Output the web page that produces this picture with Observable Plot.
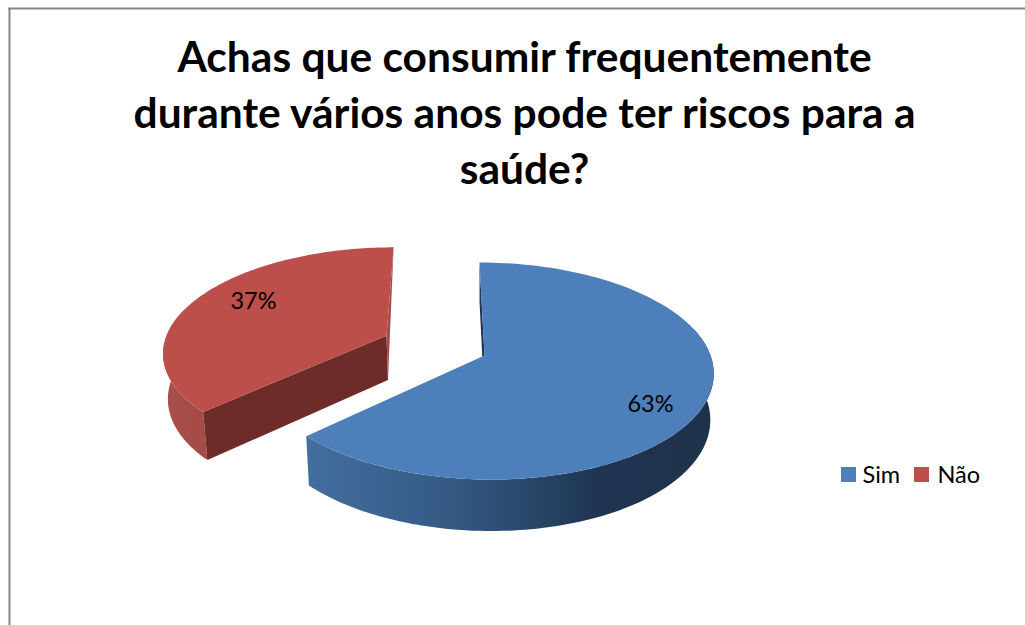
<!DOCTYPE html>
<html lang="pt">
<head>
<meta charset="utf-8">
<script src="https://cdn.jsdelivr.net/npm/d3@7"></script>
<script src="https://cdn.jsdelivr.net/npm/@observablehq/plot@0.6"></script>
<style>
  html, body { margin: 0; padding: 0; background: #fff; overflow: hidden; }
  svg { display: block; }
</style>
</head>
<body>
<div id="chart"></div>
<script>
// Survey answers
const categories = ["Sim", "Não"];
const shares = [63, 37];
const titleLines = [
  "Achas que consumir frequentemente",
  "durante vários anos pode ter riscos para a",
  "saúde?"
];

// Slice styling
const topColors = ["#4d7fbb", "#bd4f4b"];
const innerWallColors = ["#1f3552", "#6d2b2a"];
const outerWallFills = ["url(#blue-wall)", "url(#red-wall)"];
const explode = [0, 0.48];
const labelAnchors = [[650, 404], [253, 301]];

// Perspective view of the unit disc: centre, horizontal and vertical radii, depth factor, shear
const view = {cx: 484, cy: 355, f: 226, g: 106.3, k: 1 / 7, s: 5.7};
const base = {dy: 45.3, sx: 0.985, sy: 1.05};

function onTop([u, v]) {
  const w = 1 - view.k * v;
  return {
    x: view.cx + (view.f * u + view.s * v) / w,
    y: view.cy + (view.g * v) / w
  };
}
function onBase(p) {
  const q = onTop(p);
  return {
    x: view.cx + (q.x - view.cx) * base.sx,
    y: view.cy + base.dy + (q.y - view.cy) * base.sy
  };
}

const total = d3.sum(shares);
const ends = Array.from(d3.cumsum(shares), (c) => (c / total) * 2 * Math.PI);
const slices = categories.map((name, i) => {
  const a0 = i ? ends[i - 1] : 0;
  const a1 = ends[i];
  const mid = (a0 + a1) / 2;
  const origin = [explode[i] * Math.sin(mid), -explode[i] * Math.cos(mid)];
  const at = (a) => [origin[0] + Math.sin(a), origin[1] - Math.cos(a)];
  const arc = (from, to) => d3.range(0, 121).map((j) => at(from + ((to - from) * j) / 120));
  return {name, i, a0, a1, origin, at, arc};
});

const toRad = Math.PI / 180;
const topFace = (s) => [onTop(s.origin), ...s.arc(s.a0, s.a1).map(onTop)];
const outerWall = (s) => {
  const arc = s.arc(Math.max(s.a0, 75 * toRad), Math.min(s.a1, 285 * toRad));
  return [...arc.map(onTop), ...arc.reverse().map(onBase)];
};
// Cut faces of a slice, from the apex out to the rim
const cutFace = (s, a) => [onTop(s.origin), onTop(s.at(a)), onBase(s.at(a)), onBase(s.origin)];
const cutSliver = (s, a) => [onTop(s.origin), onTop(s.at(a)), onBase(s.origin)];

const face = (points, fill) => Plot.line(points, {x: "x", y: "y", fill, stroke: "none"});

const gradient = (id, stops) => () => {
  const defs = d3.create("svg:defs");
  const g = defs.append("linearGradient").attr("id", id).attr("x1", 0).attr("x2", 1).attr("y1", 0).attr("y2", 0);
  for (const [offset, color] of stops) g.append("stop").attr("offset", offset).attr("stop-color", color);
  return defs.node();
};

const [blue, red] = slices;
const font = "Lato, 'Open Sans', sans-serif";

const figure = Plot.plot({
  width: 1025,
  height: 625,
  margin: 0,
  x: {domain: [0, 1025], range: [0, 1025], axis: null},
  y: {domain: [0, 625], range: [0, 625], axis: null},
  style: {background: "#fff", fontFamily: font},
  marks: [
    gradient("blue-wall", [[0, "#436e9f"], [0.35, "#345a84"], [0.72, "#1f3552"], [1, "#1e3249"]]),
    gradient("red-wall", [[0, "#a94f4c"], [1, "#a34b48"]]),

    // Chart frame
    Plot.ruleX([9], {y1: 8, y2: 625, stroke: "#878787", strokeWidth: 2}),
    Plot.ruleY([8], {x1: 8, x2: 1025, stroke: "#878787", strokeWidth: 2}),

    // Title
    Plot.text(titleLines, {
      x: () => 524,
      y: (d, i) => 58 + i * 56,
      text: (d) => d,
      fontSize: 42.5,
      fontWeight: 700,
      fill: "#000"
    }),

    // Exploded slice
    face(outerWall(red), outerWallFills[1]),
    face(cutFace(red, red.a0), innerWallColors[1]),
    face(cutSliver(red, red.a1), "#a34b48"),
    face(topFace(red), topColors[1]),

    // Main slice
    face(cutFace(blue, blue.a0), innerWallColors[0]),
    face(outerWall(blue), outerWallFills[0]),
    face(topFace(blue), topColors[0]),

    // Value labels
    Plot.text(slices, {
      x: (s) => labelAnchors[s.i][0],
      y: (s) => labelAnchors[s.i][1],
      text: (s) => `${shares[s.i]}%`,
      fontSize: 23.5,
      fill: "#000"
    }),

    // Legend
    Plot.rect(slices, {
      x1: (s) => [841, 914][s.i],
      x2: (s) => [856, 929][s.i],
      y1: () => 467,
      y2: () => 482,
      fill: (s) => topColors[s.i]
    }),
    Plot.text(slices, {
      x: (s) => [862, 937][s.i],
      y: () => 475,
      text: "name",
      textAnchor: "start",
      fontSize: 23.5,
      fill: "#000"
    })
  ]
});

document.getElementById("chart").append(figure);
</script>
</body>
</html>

= = =

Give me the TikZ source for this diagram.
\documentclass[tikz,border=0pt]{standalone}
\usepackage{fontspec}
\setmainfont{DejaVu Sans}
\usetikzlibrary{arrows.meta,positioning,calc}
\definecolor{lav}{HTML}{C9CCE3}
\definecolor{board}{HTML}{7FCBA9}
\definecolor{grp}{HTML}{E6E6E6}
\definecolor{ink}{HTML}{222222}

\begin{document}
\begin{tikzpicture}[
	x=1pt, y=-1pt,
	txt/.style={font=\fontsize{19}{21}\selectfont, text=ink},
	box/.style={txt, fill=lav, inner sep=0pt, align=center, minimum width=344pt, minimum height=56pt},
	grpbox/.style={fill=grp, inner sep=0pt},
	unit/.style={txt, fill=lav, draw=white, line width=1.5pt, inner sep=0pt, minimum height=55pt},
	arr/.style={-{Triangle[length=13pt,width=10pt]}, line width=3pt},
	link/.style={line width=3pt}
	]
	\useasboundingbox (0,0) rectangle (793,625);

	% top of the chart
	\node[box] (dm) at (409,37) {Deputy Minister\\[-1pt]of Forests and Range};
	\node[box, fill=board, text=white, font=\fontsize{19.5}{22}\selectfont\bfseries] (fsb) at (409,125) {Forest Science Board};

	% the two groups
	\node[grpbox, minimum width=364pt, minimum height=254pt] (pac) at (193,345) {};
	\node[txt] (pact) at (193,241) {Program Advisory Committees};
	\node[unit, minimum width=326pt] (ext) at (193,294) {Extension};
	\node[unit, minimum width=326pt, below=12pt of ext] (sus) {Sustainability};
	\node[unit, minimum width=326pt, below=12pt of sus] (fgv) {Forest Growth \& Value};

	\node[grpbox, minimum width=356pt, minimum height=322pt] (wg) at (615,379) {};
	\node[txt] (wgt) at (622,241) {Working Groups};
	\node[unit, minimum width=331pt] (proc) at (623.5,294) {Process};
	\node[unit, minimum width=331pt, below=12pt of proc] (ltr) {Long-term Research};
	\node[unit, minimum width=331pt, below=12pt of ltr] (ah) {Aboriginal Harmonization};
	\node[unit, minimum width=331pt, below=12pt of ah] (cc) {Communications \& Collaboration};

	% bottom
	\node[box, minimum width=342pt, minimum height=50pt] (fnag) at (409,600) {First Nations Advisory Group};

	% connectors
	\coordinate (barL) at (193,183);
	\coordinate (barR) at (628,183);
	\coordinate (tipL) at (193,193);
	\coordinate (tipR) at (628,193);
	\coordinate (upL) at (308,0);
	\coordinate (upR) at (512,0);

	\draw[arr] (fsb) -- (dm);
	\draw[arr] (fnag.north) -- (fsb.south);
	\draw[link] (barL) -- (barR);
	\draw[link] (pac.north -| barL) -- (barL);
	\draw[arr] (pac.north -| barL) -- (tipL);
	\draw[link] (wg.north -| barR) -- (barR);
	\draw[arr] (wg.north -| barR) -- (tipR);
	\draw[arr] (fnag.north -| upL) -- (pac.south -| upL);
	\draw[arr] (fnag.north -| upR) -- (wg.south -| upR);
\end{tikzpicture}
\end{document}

= = =

→ **GIVEN PROBLEM**
Transcribe word for word the lines from the one holding "Give me the TikZ source for this diagram." through the one holding "below=12pt of sus]". Include both, and add nothing.

→ **RESULT OF THIS EXERCISE**
Give me the TikZ source for this diagram.
\documentclass[tikz,border=0pt]{standalone}
\usepackage{fontspec}
\setmainfont{DejaVu Sans}
\usetikzlibrary{arrows.meta,positioning,calc}
\definecolor{lav}{HTML}{C9CCE3}
\definecolor{board}{HTML}{7FCBA9}
\definecolor{grp}{HTML}{E6E6E6}
\definecolor{ink}{HTML}{222222}

\begin{document}
\begin{tikzpicture}[
	x=1pt, y=-1pt,
	txt/.style={font=\fontsize{19}{21}\selectfont, text=ink},
	box/.style={txt, fill=lav, inner sep=0pt, align=center, minimum width=344pt, minimum height=56pt},
	grpbox/.style={fill=grp, inner sep=0pt},
	unit/.style={txt, fill=lav, draw=white, line width=1.5pt, inner sep=0pt, minimum height=55pt},
	arr/.style={-{Triangle[length=13pt,width=10pt]}, line width=3pt},
	link/.style={line width=3pt}
	]
	\useasboundingbox (0,0) rectangle (793,625);

	% top of the chart
	\node[box] (dm) at (409,37) {Deputy Minister\\[-1pt]of Forests and Range};
	\node[box, fill=board, text=white, font=\fontsize{19.5}{22}\selectfont\bfseries] (fsb) at (409,125) {Forest Science Board};

	% the two groups
	\node[grpbox, minimum width=364pt, minimum height=254pt] (pac) at (193,345) {};
	\node[txt] (pact) at (193,241) {Program Advisory Committees};
	\node[unit, minimum width=326pt] (ext) at (193,294) {Extension};
	\node[unit, minimum width=326pt, below=12pt of ext] (sus) {Sustainability};
	\node[unit, minimum width=326pt, below=12pt of sus] (fgv) {Forest Growth \& Value};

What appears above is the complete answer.